What We Would Have Done Differently –
I later learned that you could get a Singapore Tourist Pass which is a special card that allows unlimited travel on the MRT and LRT trains for a much cheaper price than paying the regular fares. This is a much more economic option if you’re going to be using the trains a lot to get around Singapore, which we did. For example, a 1 day pass is $10, 2 day pass is $16 and, 3 day pass is $20. There were days where we had definitely spent much more than that getting around so, knowing this earlier would have saved us some money.
Because Singapore was our first stop, we were fighting jet lag for the first couple days. As a result, we didn’t have much of an appetite, which was a bummer because we couldn’t eat half as much food as we had hoped to. Also, we forced ourselves to be out and about all day in order to beat the jet lag so we were seriously struggling to stay energized past 10 pm. We missed out on little things like having a midnight supper or enjoying a beer at one of the myriad of outdoor/rooftop bars. Next time, I would plan for a few extra days or put Singapore more towards the middle or end of the trip.

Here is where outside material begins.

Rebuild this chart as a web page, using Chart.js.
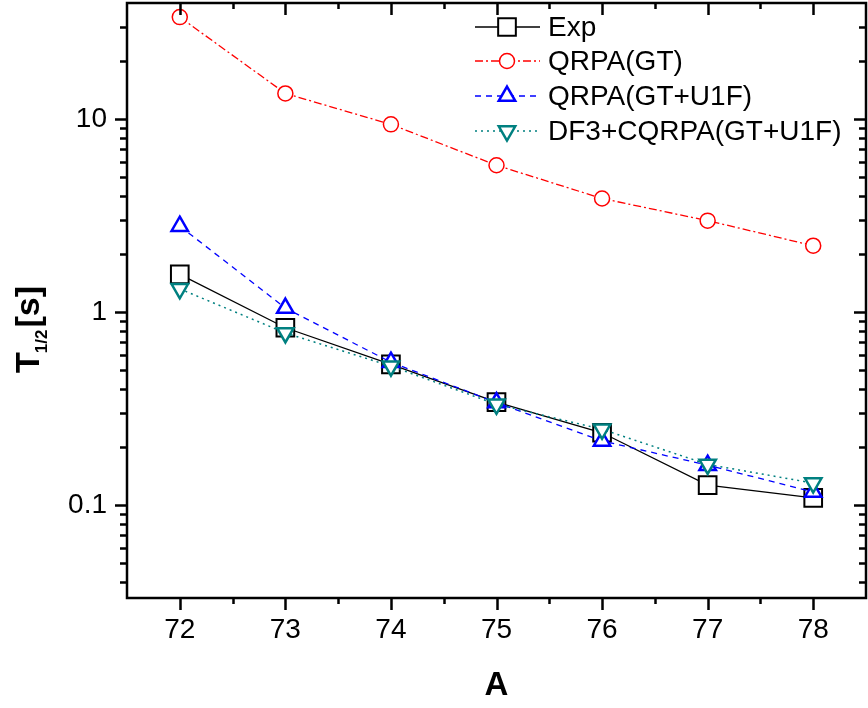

Most people will tell you that there isn’t much to do in Singapore and that it’s just a layover city. We took this advice and as a result didn’t allocate a whole lot of days to this part of our trip. However, the only thing I regret was not spending more time here. It’s one of those cities where the more time you have, the more you explore, and the more you just fall in love with it. Singapore stole our hearts and we were completely enamored with this place! A and I could have easily spent an entire week here without getting bored. To be completely honest, had we known how incredible this city was going to be, we would have swapped out our entire time in Thailand and spent it here instead!